“I don’t think I need to show my variations. It’s going well even without that.”
Axar Patel couldn’t hold back his smile when asked about the “mystery ball” he’s developed. He had after all picked figures of 6/38 on the first day in Ahmedabad by doing exactly what everybody expects him to do: land the ball in the same area over and over again and let the pitch do its thing.
It’s a skill that Axar has honed over the years, bowling with the red and white ball and making seamless transitions between the two. In fact, he was at it exactly a year ago, with three first-class appearances inside a month of returning from New Zealand with the India A side. Perfecting the “mystery ball” soon gave way to bowling long spells in the nets under the watchful eyes of Sairaj Bahutule, the head coach of his state side Gujarat in the Ranji Trophy.
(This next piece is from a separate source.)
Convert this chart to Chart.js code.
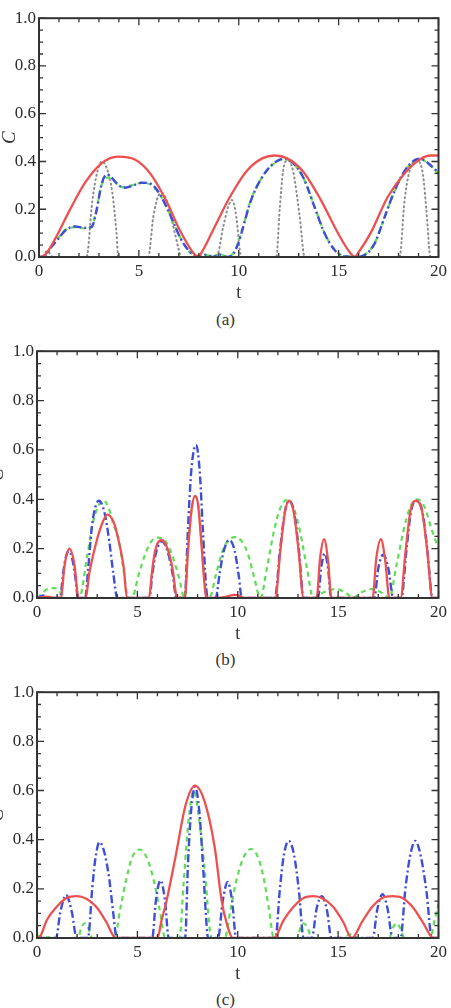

In that sense, it was another colour ticked for Axar. With the pink ball that you don’t always expect to look like a threat in a spinner’s hand, the left-arm spinner found enough skid off the Motera surface for his arm-balls, and bowled full enough to ensure that the England batsmen committed on the front foot to them. That the pitch wasn’t consistent with the turn only made it that more difficult.
“When the ball skids, you want to bowl wicket to wicket. Because when the batsmen plays a little back to the fuller balls, there’s a good chance that he will be lbw or bowled,” Axar explained. “I and Ashwin were discussing that there’s no consistent spin, only the odd ball was turning, so we wanted to bowl wicket to wicket.”
Five of Axar’s six wickets on the day were bowled or lbw. He struck with his first ball of the match, an arm ball to Jonny Bairstow and followed it up with the wickets of Zak Crawley, Ben Stokes, Jofra Archer, Stuart Broad and Ben Foakes.
Even with the pitch playing a few tricks, there was a method to what Axar was doing. His over to Crawley, which dismissed England’s best batsman on the day who made over 47 percent of the runs, makes a case in point. The first ball of this 24th over was a slider on the stumps. Crawley played back to it but was able to keep it out. The second one was another slider but wide of off-stump. Crawley left it mistaking it for the away-spinning stock ball and nearly lost his off-stump.
Axar bowled the third ball slower. Murali Kartik showed on air how he’s able to do it by snapping his wrist away at the time of delivery and holding the ball just a little bit longer so that it comes out “spinning like a saucer” to quote the former left-arm spinner turned commentator. This one from Axar turned, bounced and beat the bat. But it wasn’t the first time Crawley had been beaten by the turn; he’d played for the arm-ball on most occasions. This is when Axar bowled the perfect ball, another slider that drew Crawley forward and then skid past his bat. Struck in front with nowhere to go. Not even a review.
“I came on to bowl earlier than usual because the faster bowlers were having troubles with the footholes and hence weren’t able to bowl the lengths they would have liked. Even England faced the same issue later. The new pink ball, which is very shiny, was skidding on this wicket. It wasn’t doing that on the Chennai wicket. That’s why I got a lot of lbws here. If you give the ball less time in the air bowl around 85-90, then the ball skids,” he explained.
“I used to bowl pace earlier in my career, but I had a knee issue and switched to spin. It could be why my bowling style is quick and why I bowl a quicker arm-ball.”
As the lacquer on the pink SG ball came off, Axar found markedly less skid off the surface. That’s when he started bowling the undercutter, going round-arm and trying to spin the ball on a horizontal axis so that it lands on the leather and slides straight on. In fact, 65 out of Axar’s 147 wickets in first-class cricket have come through bowled and lbws.
“I usually bowl a lot of undercutters but since it was skidding a lot, I was bowling quick. When the ball got older, it wasn’t skidding much so I was trying to undercut more.”
At the other end, Axar had the control of Ravichandran Ashwin who would bowl his first loose delivery, a long hop, in only his 10th over. Both spinners combined to bowl 12 maidens out of a total of 37.4 overs and that it came despite very aggressive fields from India captain Virat Kohli was a testament to just how good the bowling was.
“I think because of so much T20 and IPL cricket, batsmen don’t have the patience to play a lot of dot balls and get through a string of maidens,” Axar said. “They try and play an attacking stroke after a while and that’s why the more dots you bowl, the more pressure you put on the batsman. That’s why bowling tight and quick is more successful these days.”
Bahutule reminisces about Axar doing the same with a split spinning finger last year, when he bowled 55.4 overs across two innings in the Ranji Trophy semifinal against Saurashtra. He didn’t need to bowl as many in Ahmedabad on Wednesday (February 24) nor worry too much about using his variations. The secret to success at the new Motera was if anything, avoiding those variations, which he did with great success.